Like many, I was introduced to the key figures and events in this production at a young age. Thus, I am aware of this film’s potential as a classroom tool. Having looked at the details from many perspectives over the years, I find it astonishing that this presentation is so refreshing because much of the narrative did not present new ideas or change my thinking. It is how this production is brought to life with manuscripts, paintings, superb animations and dramatic re-creations of key events that sets it apart. The script brings the events to life and captures the scientific creativity as well as a cultural climate governed by a Church that felt threatened by the new ideas of Copernicus, Tycho Brahe, Galileo, Johannes Kepler, Giordano Bruno, and Isaac Newton. Another component of note is that the commentary by experts [Simon Schaffer (Cambridge University), John Christianson (Luther College), Owen Gingerich (Harvard University), George Coyne (Vatican Observatory) and Patricia Fara (Cambridge University)] adds immensely to the performance and carefully chosen visuals. Others, too, have noted the excellence of this presentation. To date, The Moving Earth has won several awards. These include the Grand Prix at the 13th AVICOM Film Festival, Turin Italy. February 15, 2010; the Best Documentary Film at the Vedere la Scienza Festival - International Scientific Film Festival, Milano. Italy, April 2009, and the Grand Prix at the 46th International Festival TECHFILM 2009. Prague, Czech Republic, March 2009. If Leonardo had a rating system, I would give The Moving Earth five stars.

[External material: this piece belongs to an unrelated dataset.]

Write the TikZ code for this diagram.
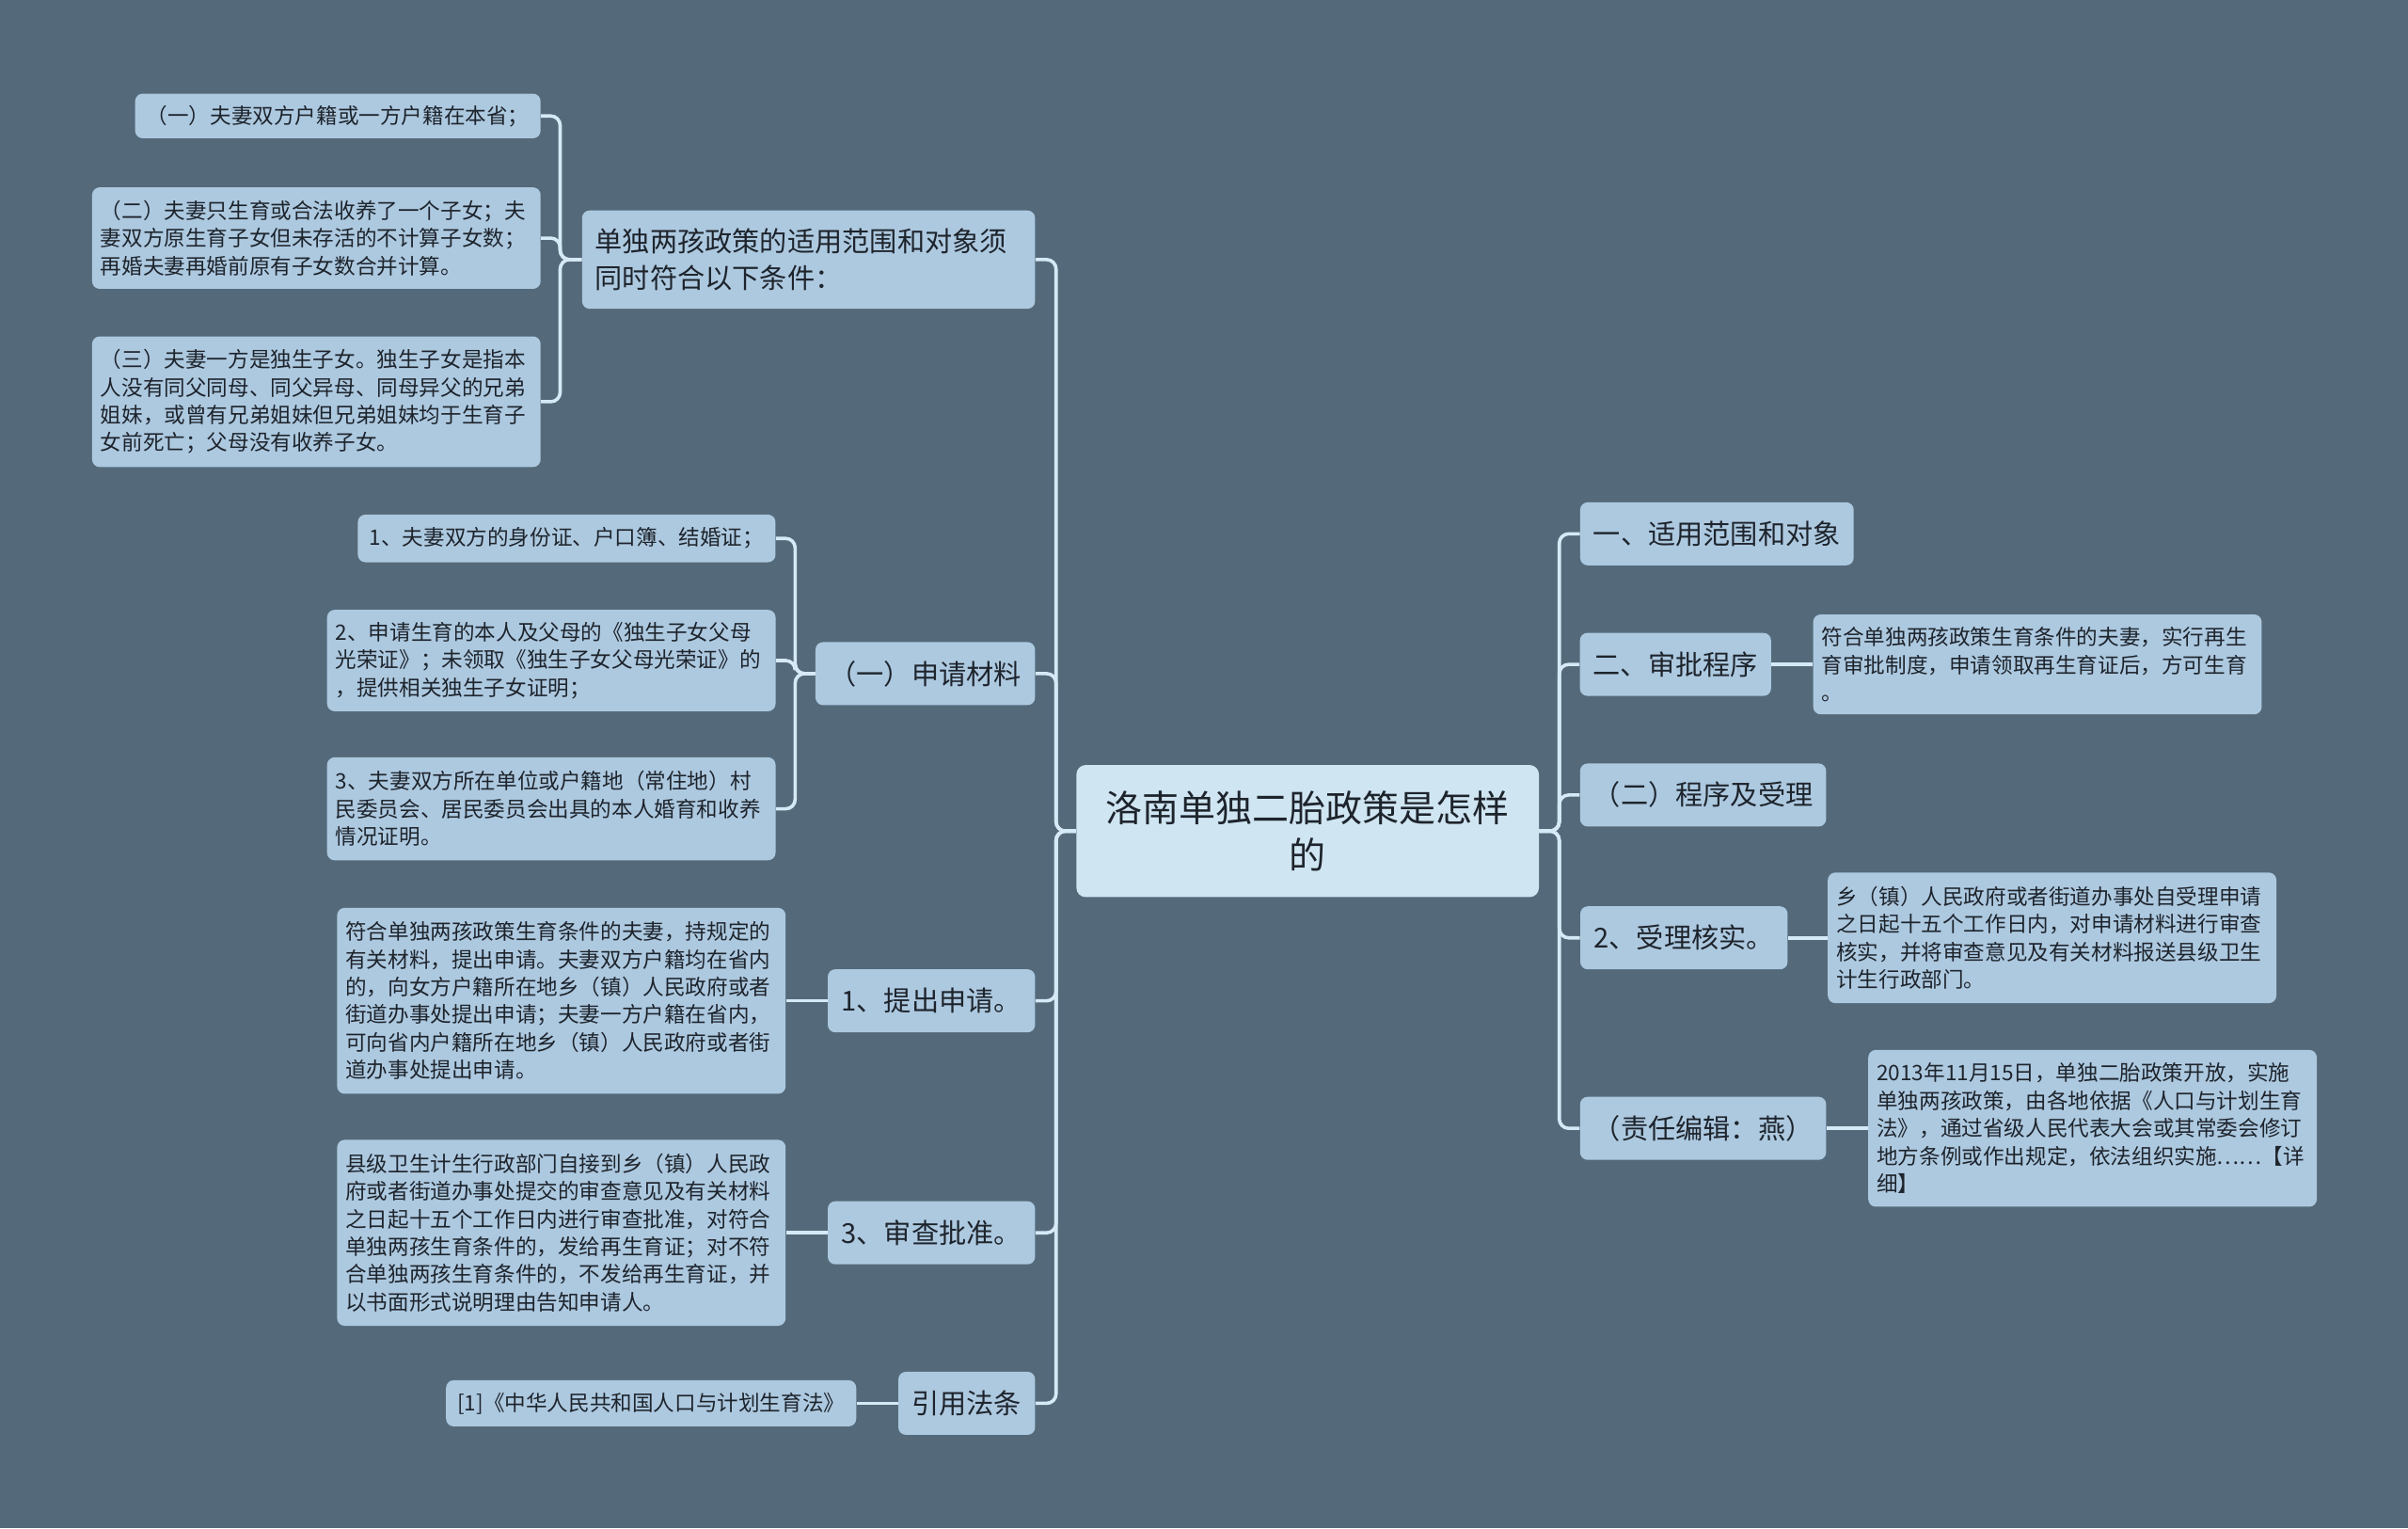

As I was ready to turn in this review, it became clear that a postscript is necessary. As noted earlier, this film conveys that the details surrounding the moving earth research are still alive in cultural discourse, particularly when science and religion are discussed in tandem. Even as I write there is a new event to add to the chronology. On May 22, 2010, Polish priests reburied the 16th century astronomer Nicolaus Copernicus and declared him a universal hero. Nearly 500 years after he was put to rest in an unmarked grave, his remains were sprinkled with holy water. The new tombstone, which is decorated with a model of the solar system, identifies this revolutionary astronomer as the founder of heliocentric theory, and a church canon (a cleric ranking below a priest). And so, the chronology has now added yet another event to all that the movie presents.